* What to do
Word for word, quote all of the material, omitting the pictures.

------ Given material ------

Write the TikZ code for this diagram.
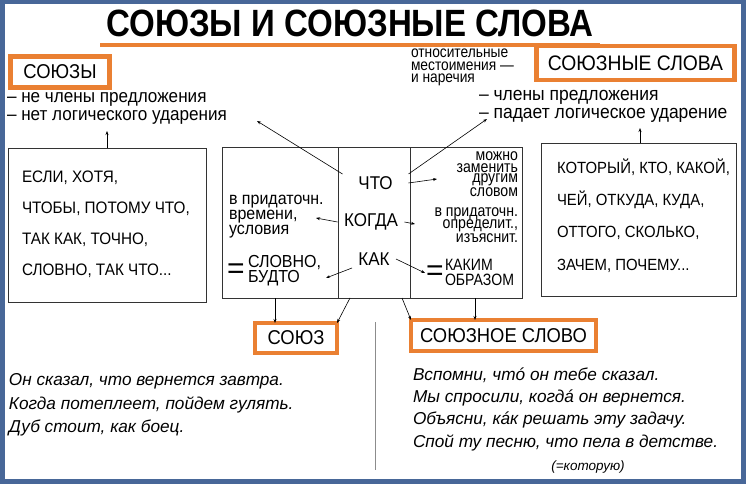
\documentclass[tikz,border=0pt]{standalone}
\usepackage{fontspec}
\setmainfont{Liberation Sans}
\newfontfamily\cnd[FakeStretch=0.92]{Liberation Sans}
\newfontfamily\nrw[FakeStretch=0.86]{Liberation Sans}
\newfontfamily\ttlf[FakeStretch=0.87]{Liberation Sans}
\usetikzlibrary{arrows.meta}
\definecolor{frameblue}{RGB}{72,103,152}
\definecolor{orng}{RGB}{234,128,50}
\begin{document}
\begin{tikzpicture}[x=1pt,y=-1pt,
  every node/.style={inner sep=0pt, outer sep=0pt},
  obox/.style={draw=orng, line width=4.5pt, fill=white, font=\cnd\fontsize{20}{22}\selectfont},
  tbox/.style={draw=black!80, line width=0.8pt},
  lst/.style={font=\cnd\fontsize{18.6}{20}\selectfont, anchor=west},
  itm/.style={font=\cnd\fontsize{16.6}{19}\selectfont, anchor=west},
  ritm/.style={font=\cnd\fontsize{16.2}{19}\selectfont, anchor=west},
  small/.style={font=\nrw\fontsize{16}{13}\selectfont},
  lab/.style={font=\cnd\fontsize{17.4}{15}\selectfont},
  rlab/.style={font=\nrw\fontsize{16.4}{12}\selectfont},
  word/.style={font=\cnd\fontsize{18.5}{20}\selectfont},
  eqs/.style={font=\fontsize{30}{30}\selectfont, text height=15.5pt, text depth=-5pt},
  ex/.style={font=\itshape\fontsize{17.2}{18}\selectfont, anchor=west},
  arr/.style={-{Stealth[length=4pt,width=3pt]}, line width=0.6pt}
]
\useasboundingbox (0,0) rectangle (746,484);
\fill[frameblue] (0,0) rectangle (746,484);
\fill[white] (5,4) rectangle (741,479);

% title
\node[font=\ttlf\bfseries\fontsize{38}{40}\selectfont] (title) at (350,23) {СОЮЗЫ И СОЮЗНЫЕ СЛОВА};
\coordinate (ul1) at (100,45);
\coordinate (ul2) at (600,45);
\draw[orng, line width=3.5pt] (ul1) -- (ul2);

% left header
\node[obox, minimum width=99pt, minimum height=31pt] (soyuzy) at (60,72) {СОЮЗЫ};
\node[lst] (l1) at (7,99) {– не члены предложения};
\node[lst] (l2) at (7,117) {– нет логического ударения};

% right header
\node[small, anchor=west] (o1) at (411,53) {относительные};
\node[small, anchor=west] (o2) at (411,66.5) {местоимения —};
\node[small, anchor=west] (o3) at (411,80) {и наречия};
\node[obox, minimum width=198pt, minimum height=34pt, font=\cnd\fontsize{21}{22}\selectfont] (soyslova) at (635.5,63) {СОЮЗНЫЕ СЛОВА};
\node[lst, font=\cnd\fontsize{19}{20}\selectfont] (r1) at (479,97) {– члены предложения};
\node[lst, font=\cnd\fontsize{19}{20}\selectfont] (r2) at (479,115) {– падает логическое ударение};

% left box
\node[tbox, minimum width=198pt, minimum height=154pt] (lbox) at (107,225) {};
\node[itm] (a1) at (22,178) {ЕСЛИ, ХОТЯ,};
\node[itm] (a2) at (22,209) {ЧТОБЫ, ПОТОМУ ЧТО,};
\node[itm] (a3) at (22,240) {ТАК КАК, ТОЧНО,};
\node[itm] (a4) at (22,271) {СЛОВНО, ТАК ЧТО...};
\coordinate (lup) at (107,131);
\draw[arr] (lbox.north) -- (lup);

% right box
\node[tbox, minimum width=195pt, minimum height=153pt] (rbox) at (638.5,219.5) {};
\node[ritm] (b1) at (557,167) {КОТОРЫЙ, КТО, КАКОЙ,};
\node[ritm] (b2) at (557,200) {ЧЕЙ, ОТКУДА, КУДА,};
\node[ritm] (b3) at (557,233) {ОТТОГО, СКОЛЬКО,};
\node[ritm] (b4) at (557,266) {ЗАЧЕМ, ПОЧЕМУ...};
\coordinate (rup) at (640,128);
\draw[arr] (rbox.north -| rup) -- (rup);

% middle box columns
\node[tbox, minimum width=116pt, minimum height=151pt] (colA) at (280,222.5) {};
\node[tbox, minimum width=72pt, minimum height=151pt] (colB) at (374,222.5) {};
\node[tbox, minimum width=112pt, minimum height=151pt] (colC) at (466,222.5) {};

\node[word, minimum width=66pt, minimum height=18pt] (chto) at (375.5,183) {ЧТО};
\node[word, minimum width=67pt, minimum height=18pt] (kogda) at (371,222) {КОГДА};
\node[word, minimum width=44pt, minimum height=18pt] (kak) at (374,259) {КАК};

% left column labels
\node[lab, anchor=west] (p1) at (229,202) {в придаточн.};
\node[lab, anchor=west] (p2) at (229,217) {времени,};
\node[lab, anchor=west] (p3) at (229,232) {условия};
\node[eqs] (eqA) at (236,271) {=};
\node[lab, anchor=west] (s1) at (248,263) {СЛОВНО,};
\node[lab, anchor=west] (s2) at (248,278) {БУДТО};

% right column labels
\node[rlab, anchor=east] (m1) at (518,156) {можно};
\node[rlab, anchor=east] (m2) at (518,168) {заменить};
\node[rlab, anchor=east] (m3) at (518,180) {другим};
\node[rlab, anchor=east] (m4) at (518,192) {словом};
\node[rlab, anchor=east] (q1) at (518,214) {в придаточн.};
\node[rlab, anchor=east] (q2) at (518,226) {определит.,};
\node[rlab, anchor=east] (q3) at (518,238) {изъяснит.};
\node[eqs] (eqC) at (435,273) {=};
\node[rlab, anchor=west] (k1) at (445,265) {КАКИМ};
\node[rlab, anchor=west] (k2) at (445,280) {ОБРАЗОМ};

% arrows inside
\coordinate (tA) at (316,218);
\coordinate (tB) at (326,278);
\coordinate (tC) at (437,179);
\coordinate (tD) at (415,224);
\coordinate (tE) at (425,273);
\draw[arr] (kogda.west) -- (tA);
\draw[arr] (kak.south west) -- (tB);
\draw[arr] (chto.east) -- (tC);
\draw[arr] (kogda.east) -- (tD);
\draw[arr] (kak.east) -- (tE);

% arrows to top
\coordinate (tL) at (257,121);
\coordinate (tR) at (487,119);
\draw[arr] (chto.north west) -- (tL);
\draw[arr] (chto.north east) -- (tR);

% bottom boxes
\node[obox, minimum width=82pt, minimum height=30pt] (soyuz) at (296,338) {СОЮЗ};
\node[obox, minimum width=185pt, minimum height=31pt] (soyslovo) at (503.5,335.5) {СОЮЗНОЕ СЛОВО};

\coordinate (d1) at (275,298);
\coordinate (d2) at (350,298);
\coordinate (d3) at (402,298);
\coordinate (d4) at (475,298);
\draw[arr] (d1) -- (d1 |- soyuz.north);
\draw[arr] (d2) -- (soyuz.north east);
\draw[arr] (d3) -- (soyslovo.north west);
\draw[arr] (d4) -- (d4 |- soyslovo.north);

% separator
\coordinate (sp1) at (375,322);
\coordinate (sp2) at (375,470);
\draw[black!45, line width=0.8pt] (sp1) -- (sp2);

% examples
\node[ex] (e1) at (9,381) {Он сказал, что вернется завтра.};
\node[ex] (e2) at (9,405) {Когда потеплеет, пойдем гулять.};
\node[ex] (e3) at (9,428) {Дуб стоит, как боец.};
\node[ex] (f1) at (413,375) {Вспомни, чтó он тебе сказал.};
\node[ex] (f2) at (413,398) {Мы спросили, когдá он вернется.};
\node[ex] (f3) at (413,420) {Объясни, кáк решать эту задачу.};
\node[ex] (f4) at (413,443) {Спой ту песню, что пела в детстве.};
\node[font=\itshape\fontsize{13.5}{14}\selectfont] (kot) at (588,467) {(=которую)};
\end{tikzpicture}
\end{document}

------

* Completed exercise
Write the TikZ code for this diagram.
\documentclass[tikz,border=0pt]{standalone}
\usepackage{fontspec}
\setmainfont{Liberation Sans}
\newfontfamily\cnd[FakeStretch=0.92]{Liberation Sans}
\newfontfamily\nrw[FakeStretch=0.86]{Liberation Sans}
\newfontfamily\ttlf[FakeStretch=0.87]{Liberation Sans}
\usetikzlibrary{arrows.meta}
\definecolor{frameblue}{RGB}{72,103,152}
\definecolor{orng}{RGB}{234,128,50}
\begin{document}
\begin{tikzpicture}[x=1pt,y=-1pt,
  every node/.style={inner sep=0pt, outer sep=0pt},
  obox/.style={draw=orng, line width=4.5pt, fill=white, font=\cnd\fontsize{20}{22}\selectfont},
  tbox/.style={draw=black!80, line width=0.8pt},
  lst/.style={font=\cnd\fontsize{18.6}{20}\selectfont, anchor=west},
  itm/.style={font=\cnd\fontsize{16.6}{19}\selectfont, anchor=west},
  ritm/.style={font=\cnd\fontsize{16.2}{19}\selectfont, anchor=west},
  small/.style={font=\nrw\fontsize{16}{13}\selectfont},
  lab/.style={font=\cnd\fontsize{17.4}{15}\selectfont},
  rlab/.style={font=\nrw\fontsize{16.4}{12}\selectfont},
  word/.style={font=\cnd\fontsize{18.5}{20}\selectfont},
  eqs/.style={font=\fontsize{30}{30}\selectfont, text height=15.5pt, text depth=-5pt},
  ex/.style={font=\itshape\fontsize{17.2}{18}\selectfont, anchor=west},
  arr/.style={-{Stealth[length=4pt,width=3pt]}, line width=0.6pt}
]
\useasboundingbox (0,0) rectangle (746,484);
\fill[frameblue] (0,0) rectangle (746,484);
\fill[white] (5,4) rectangle (741,479);

% title
\node[font=\ttlf\bfseries\fontsize{38}{40}\selectfont] (title) at (350,23) {СОЮЗЫ И СОЮЗНЫЕ СЛОВА};
\coordinate (ul1) at (100,45);
\coordinate (ul2) at (600,45);
\draw[orng, line width=3.5pt] (ul1) -- (ul2);

% left header
\node[obox, minimum width=99pt, minimum height=31pt] (soyuzy) at (60,72) {СОЮЗЫ};
\node[lst] (l1) at (7,99) {– не члены предложения};
\node[lst] (l2) at (7,117) {– нет логического ударения};

% right header
\node[small, anchor=west] (o1) at (411,53) {относительные};
\node[small, anchor=west] (o2) at (411,66.5) {местоимения —};
\node[small, anchor=west] (o3) at (411,80) {и наречия};
\node[obox, minimum width=198pt, minimum height=34pt, font=\cnd\fontsize{21}{22}\selectfont] (soyslova) at (635.5,63) {СОЮЗНЫЕ СЛОВА};
\node[lst, font=\cnd\fontsize{19}{20}\selectfont] (r1) at (479,97) {– члены предложения};
\node[lst, font=\cnd\fontsize{19}{20}\selectfont] (r2) at (479,115) {– падает логическое ударение};

% left box
\node[tbox, minimum width=198pt, minimum height=154pt] (lbox) at (107,225) {};
\node[itm] (a1) at (22,178) {ЕСЛИ, ХОТЯ,};
\node[itm] (a2) at (22,209) {ЧТОБЫ, ПОТОМУ ЧТО,};
\node[itm] (a3) at (22,240) {ТАК КАК, ТОЧНО,};
\node[itm] (a4) at (22,271) {СЛОВНО, ТАК ЧТО...};
\coordinate (lup) at (107,131);
\draw[arr] (lbox.north) -- (lup);

% right box
\node[tbox, minimum width=195pt, minimum height=153pt] (rbox) at (638.5,219.5) {};
\node[ritm] (b1) at (557,167) {КОТОРЫЙ, КТО, КАКОЙ,};
\node[ritm] (b2) at (557,200) {ЧЕЙ, ОТКУДА, КУДА,};
\node[ritm] (b3) at (557,233) {ОТТОГО, СКОЛЬКО,};
\node[ritm] (b4) at (557,266) {ЗАЧЕМ, ПОЧЕМУ...};
\coordinate (rup) at (640,128);
\draw[arr] (rbox.north -| rup) -- (rup);

% middle box columns
\node[tbox, minimum width=116pt, minimum height=151pt] (colA) at (280,222.5) {};
\node[tbox, minimum width=72pt, minimum height=151pt] (colB) at (374,222.5) {};
\node[tbox, minimum width=112pt, minimum height=151pt] (colC) at (466,222.5) {};

\node[word, minimum width=66pt, minimum height=18pt] (chto) at (375.5,183) {ЧТО};
\node[word, minimum width=67pt, minimum height=18pt] (kogda) at (371,222) {КОГДА};
\node[word, minimum width=44pt, minimum height=18pt] (kak) at (374,259) {КАК};

% left column labels
\node[lab, anchor=west] (p1) at (229,202) {в придаточн.};
\node[lab, anchor=west] (p2) at (229,217) {времени,};
\node[lab, anchor=west] (p3) at (229,232) {условия};
\node[eqs] (eqA) at (236,271) {=};
\node[lab, anchor=west] (s1) at (248,263) {СЛОВНО,};
\node[lab, anchor=west] (s2) at (248,278) {БУДТО};

% right column labels
\node[rlab, anchor=east] (m1) at (518,156) {можно};
\node[rlab, anchor=east] (m2) at (518,168) {заменить};
\node[rlab, anchor=east] (m3) at (518,180) {другим};
\node[rlab, anchor=east] (m4) at (518,192) {словом};
\node[rlab, anchor=east] (q1) at (518,214) {в придаточн.};
\node[rlab, anchor=east] (q2) at (518,226) {определит.,};
\node[rlab, anchor=east] (q3) at (518,238) {изъяснит.};
\node[eqs] (eqC) at (435,273) {=};
\node[rlab, anchor=west] (k1) at (445,265) {КАКИМ};
\node[rlab, anchor=west] (k2) at (445,280) {ОБРАЗОМ};

% arrows inside
\coordinate (tA) at (316,218);
\coordinate (tB) at (326,278);
\coordinate (tC) at (437,179);
\coordinate (tD) at (415,224);
\coordinate (tE) at (425,273);
\draw[arr] (kogda.west) -- (tA);
\draw[arr] (kak.south west) -- (tB);
\draw[arr] (chto.east) -- (tC);
\draw[arr] (kogda.east) -- (tD);
\draw[arr] (kak.east) -- (tE);

% arrows to top
\coordinate (tL) at (257,121);
\coordinate (tR) at (487,119);
\draw[arr] (chto.north west) -- (tL);
\draw[arr] (chto.north east) -- (tR);

% bottom boxes
\node[obox, minimum width=82pt, minimum height=30pt] (soyuz) at (296,338) {СОЮЗ};
\node[obox, minimum width=185pt, minimum height=31pt] (soyslovo) at (503.5,335.5) {СОЮЗНОЕ СЛОВО};

\coordinate (d1) at (275,298);
\coordinate (d2) at (350,298);
\coordinate (d3) at (402,298);
\coordinate (d4) at (475,298);
\draw[arr] (d1) -- (d1 |- soyuz.north);
\draw[arr] (d2) -- (soyuz.north east);
\draw[arr] (d3) -- (soyslovo.north west);
\draw[arr] (d4) -- (d4 |- soyslovo.north);

% separator
\coordinate (sp1) at (375,322);
\coordinate (sp2) at (375,470);
\draw[black!45, line width=0.8pt] (sp1) -- (sp2);

% examples
\node[ex] (e1) at (9,381) {Он сказал, что вернется завтра.};
\node[ex] (e2) at (9,405) {Когда потеплеет, пойдем гулять.};
\node[ex] (e3) at (9,428) {Дуб стоит, как боец.};
\node[ex] (f1) at (413,375) {Вспомни, чтó он тебе сказал.};
\node[ex] (f2) at (413,398) {Мы спросили, когдá он вернется.};
\node[ex] (f3) at (413,420) {Объясни, кáк решать эту задачу.};
\node[ex] (f4) at (413,443) {Спой ту песню, что пела в детстве.};
\node[font=\itshape\fontsize{13.5}{14}\selectfont] (kot) at (588,467) {(=которую)};
\end{tikzpicture}
\end{document}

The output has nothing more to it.